For me, my social network represents my actual friends. I have about 200 real world friends, which goes above the researched average of 150 according to the BBC programme 'QI'.

Why terrorism then?

Have you ever heard the saying, "it's not what you know, but who you know"? It also applies to counter-terrorism. There is not very much material outside or even inside the academic community, but one BBC news source from 2009 describes the need to focus on "contacts not content".

One counter-terrorism expert told me that though it is "not necessarily common knowledge to the wider public", counter-terrorism officials and law enforcement are vastly more interested in the connections you make with other people than the content of your conversations.

When linking one person to a known 'terrorist' (single quotation because frankly there are hundreds of 'official' definitions for terrorism) it allows law enforcement to apply for warrants to collect intelligence under acts of law; whereas a hunch or a gut feeling does not wash with the courts.

By reducing the number of friends you have to actual, real-life friends that you know inside out lowers the risk of someone you may not know that well being linked in some way to terrorism, thus de-linking you also. It doesn't necessarily apply to terrorism; it can apply to organised crime and other online misdemeanours too.

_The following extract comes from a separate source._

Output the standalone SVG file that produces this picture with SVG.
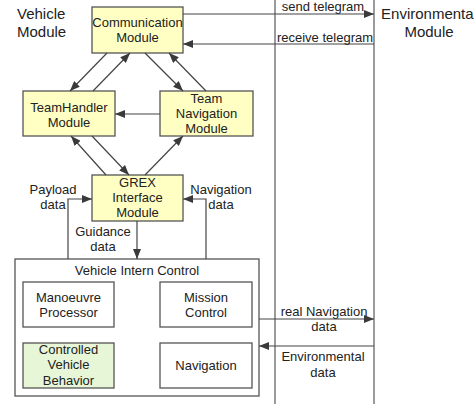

When minimising the links with these people, undoubtedly you will lower the number of connections that your now de-friended contact has, which increases the saturation levels for terrorist-related friends and therefore a higher density of terrorists, making it easier to find and prevent attacks. It is unwise to not believe that al-Qaeda and other terrorist groups do not use social networking, because they do.

So remember, remember the 17th of November, by unfriending all the social miscellany from your life.